Critics argued that the bill would have eliminated transgender and nonbinary individuals from public life in Arizona.
“This attempt to eliminate trans people and force them into categories that do not apply to them is completely unacceptable to me,” state Sen. Eva Burch (D) conveyed to the Arizona Senate Health and Human Services Committee in February. “I’m not afraid of trans people, I’m afraid of the consequences of continuing to treat them in this manner.”
The American Civil Liberties Union of Arizona’s Hugo Polanco cautioned that S.B. 1628 would have also barred transgender individuals from obtaining accurate gender identity on legal documents like IDs.

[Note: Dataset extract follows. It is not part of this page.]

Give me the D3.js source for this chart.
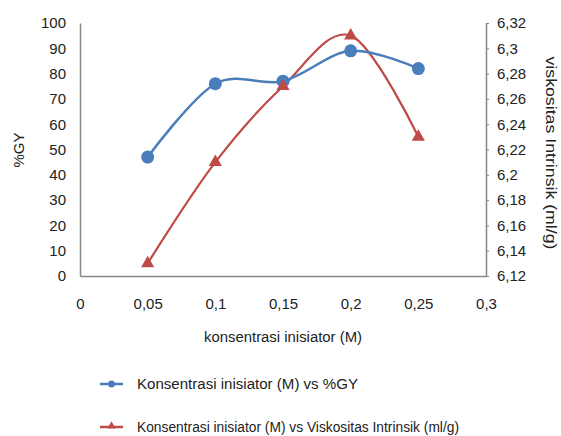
<!DOCTYPE html>
<html>
<head>
<meta charset="utf-8">
<script src="https://cdn.jsdelivr.net/npm/d3@7"></script>
<style>
  html, body { margin: 0; padding: 0; background: #fff; }
  svg { display: block; font-family: "Liberation Sans", Arial, sans-serif; }
</style>
</head>
<body>
<svg id="chart" width="561" height="436"></svg>
<script>
// Initiator concentration (M)
const konsentrasi = [0.05, 0.1, 0.15, 0.2, 0.25];
// Grafting yield (%GY), left axis
const gy = [47, 76, 77, 89, 82];
// Intrinsic viscosity (ml/g), right axis
const viskositas = [6.13, 6.21, 6.27, 6.31, 6.23];

const xTicks = [0, 0.05, 0.1, 0.15, 0.2, 0.25, 0.3];
const yLeftTicks = [0, 10, 20, 30, 40, 50, 60, 70, 80, 90, 100];
const yRightTicks = [6.12, 6.14, 6.16, 6.18, 6.2, 6.22, 6.24, 6.26, 6.28, 6.3, 6.32];

const seriesNames = [
  "Konsentrasi inisiator (M) vs %GY",
  "Konsentrasi inisiator (M) vs Viskositas Intrinsik (ml/g)"
];

const blue = "#4A7EBB", red = "#BE4B48", axisCol = "#868686", textCol = "#222";
const fmt = v => String(v).replace(".", ",");

const svg = d3.select("#chart");
const plot = { left: 80, right: 486, top: 23, bottom: 276 };

const x = d3.scaleLinear().domain([0, 0.3]).range([plot.left, plot.right]);
const yL = d3.scaleLinear().domain([0, 100]).range([plot.bottom, plot.top]);
const yR = d3.scaleLinear().domain([6.12, 6.32]).range([plot.bottom, plot.top]);

// Axes
const axisStyle = g => {
  g.select(".domain").attr("stroke", axisCol).attr("stroke-width", 1.5);
  g.selectAll(".tick line").attr("stroke", axisCol);
  g.selectAll(".tick text").attr("fill", textCol).style("font-size", "15px");
};

svg.append("g")
  .attr("transform", `translate(0,${plot.bottom})`)
  .call(d3.axisBottom(x).tickValues(xTicks).tickFormat(fmt).tickSize(0).tickPadding(30).tickSizeOuter(0))
  .call(axisStyle)
  .call(g => g.selectAll(".tick text").attr("dy", "0.2em"));

svg.append("g")
  .attr("transform", `translate(${plot.left},0)`)
  .call(d3.axisLeft(yL).tickValues(yLeftTicks).tickSize(0).tickPadding(14).tickSizeOuter(0))
  .call(axisStyle);

svg.append("g")
  .attr("transform", `translate(${plot.right},0)`)
  .call(d3.axisRight(yR).tickValues(yRightTicks).tickFormat(fmt).tickSize(3).tickPadding(8).tickSizeOuter(0))
  .call(axisStyle);

// Axis titles
svg.append("text")
  .attr("transform", "translate(24,150) rotate(-90)")
  .attr("text-anchor", "middle")
  .attr("fill", textCol).style("font-size", "15px")
  .text("%GY");

svg.append("text")
  .attr("transform", "translate(546,153) rotate(90)")
  .attr("text-anchor", "middle")
  .attr("fill", textCol).style("font-size", "14.5px")
  .attr("textLength", 193).attr("lengthAdjust", "spacingAndGlyphs")
  .text("viskositas Intrinsik (ml/g)");

svg.append("text")
  .attr("x", 283).attr("y", 342)
  .attr("text-anchor", "middle")
  .attr("fill", textCol).style("font-size", "14px")
  .attr("textLength", 158).attr("lengthAdjust", "spacingAndGlyphs")
  .text("konsentrasi inisiator (M)");

// Series lines (smoothed)
const lineL = d3.line().x((d, i) => x(konsentrasi[i])).y(d => yL(d)).curve(d3.curveCardinal.tension(0));
const lineR = d3.line().x((d, i) => x(konsentrasi[i])).y(d => yR(d)).curve(d3.curveCardinal.tension(0));

svg.append("path").datum(viskositas)
  .attr("d", lineR).attr("fill", "none").attr("stroke", red).attr("stroke-width", 2.2);
svg.append("path").datum(gy)
  .attr("d", lineL).attr("fill", "none").attr("stroke", blue).attr("stroke-width", 2.5);

const tri = d3.symbol().type(d3.symbolTriangle).size(75);

svg.append("g").selectAll("circle").data(gy).join("circle")
  .attr("cx", (d, i) => x(konsentrasi[i])).attr("cy", d => yL(d))
  .attr("r", 6.5).attr("fill", blue);

svg.append("g").selectAll("path").data(viskositas).join("path")
  .attr("d", tri)
  .attr("transform", (d, i) => `translate(${x(konsentrasi[i])},${yR(d)})`)
  .attr("fill", red);

// Legend
const legend = svg.append("g");
const legendRows = [
  { y: 384, color: blue, marker: "circle", len: 221 },
  { y: 427, color: red, marker: "triangle", len: 322 }
];
legendRows.forEach((r, i) => {
  legend.append("line")
    .attr("x1", 100).attr("x2", 123).attr("y1", r.y).attr("y2", r.y)
    .attr("stroke", r.color).attr("stroke-width", 2.5);
  if (r.marker === "circle") {
    legend.append("circle").attr("cx", 111.5).attr("cy", r.y).attr("r", 3.5).attr("fill", r.color);
  } else {
    legend.append("path").attr("d", d3.symbol().type(d3.symbolTriangle).size(30))
      .attr("transform", `translate(111.5,${r.y - 1})`).attr("fill", r.color);
  }
  legend.append("text")
    .attr("x", 137).attr("y", r.y + 5)
    .attr("fill", textCol).style("font-size", "14px")
    .attr("textLength", r.len).attr("lengthAdjust", "spacingAndGlyphs")
    .text(seriesNames[i]);
});
</script>
</body>
</html>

“This bill would compel transgender individuals to live a falsehood and expose them to potential harm by disclosing the sex assigned to them at birth on documents such as drivers’ licenses, marriage licenses, school records, and burial paperwork,” Polanco stated in February. “All of us, including transgender individuals, require accurate and consistent identity documents that reflect our true selves. That’s what IDs are for.”
The bill was approved by Arizona’s Republican-controlled House of Representatives in a 31–28 vote along party lines earlier this month, as reported by KJZZ. It was then submitted to Hobbs, who had previously expressed opposition to it.
“As I have stated repeatedly, I will not approve legislation that targets Arizonans,” Hobbs stated in a message regarding her veto of SB 1628 earlier this week.
This is not the first time Hobbs has vetoed anti-LGBTQ+ legislation. In April 2023, she vetoed S.B. 1005, which aimed to enable parents to sue school districts for implementing LGBTQ+ supportive policies. In May 2023, she vetoed S.B. 1001, which proposed mandating trans and nonbinary students to obtain written parental consent to use pronouns and names aligning with their gender identity. Last June, she vetoed two anti-LGBTQ+ bills, one that would have prohibited trans students from accessing the appropriate locker rooms and restrooms at school, and another that she characterized as “a thinly veiled effort to ban books.”
In June 2023, she also issued two executive orders permitting state employee health insurance plans to cover gender-affirming surgery and prohibiting state agencies from endorsing or funding so-called “conversion therapy.”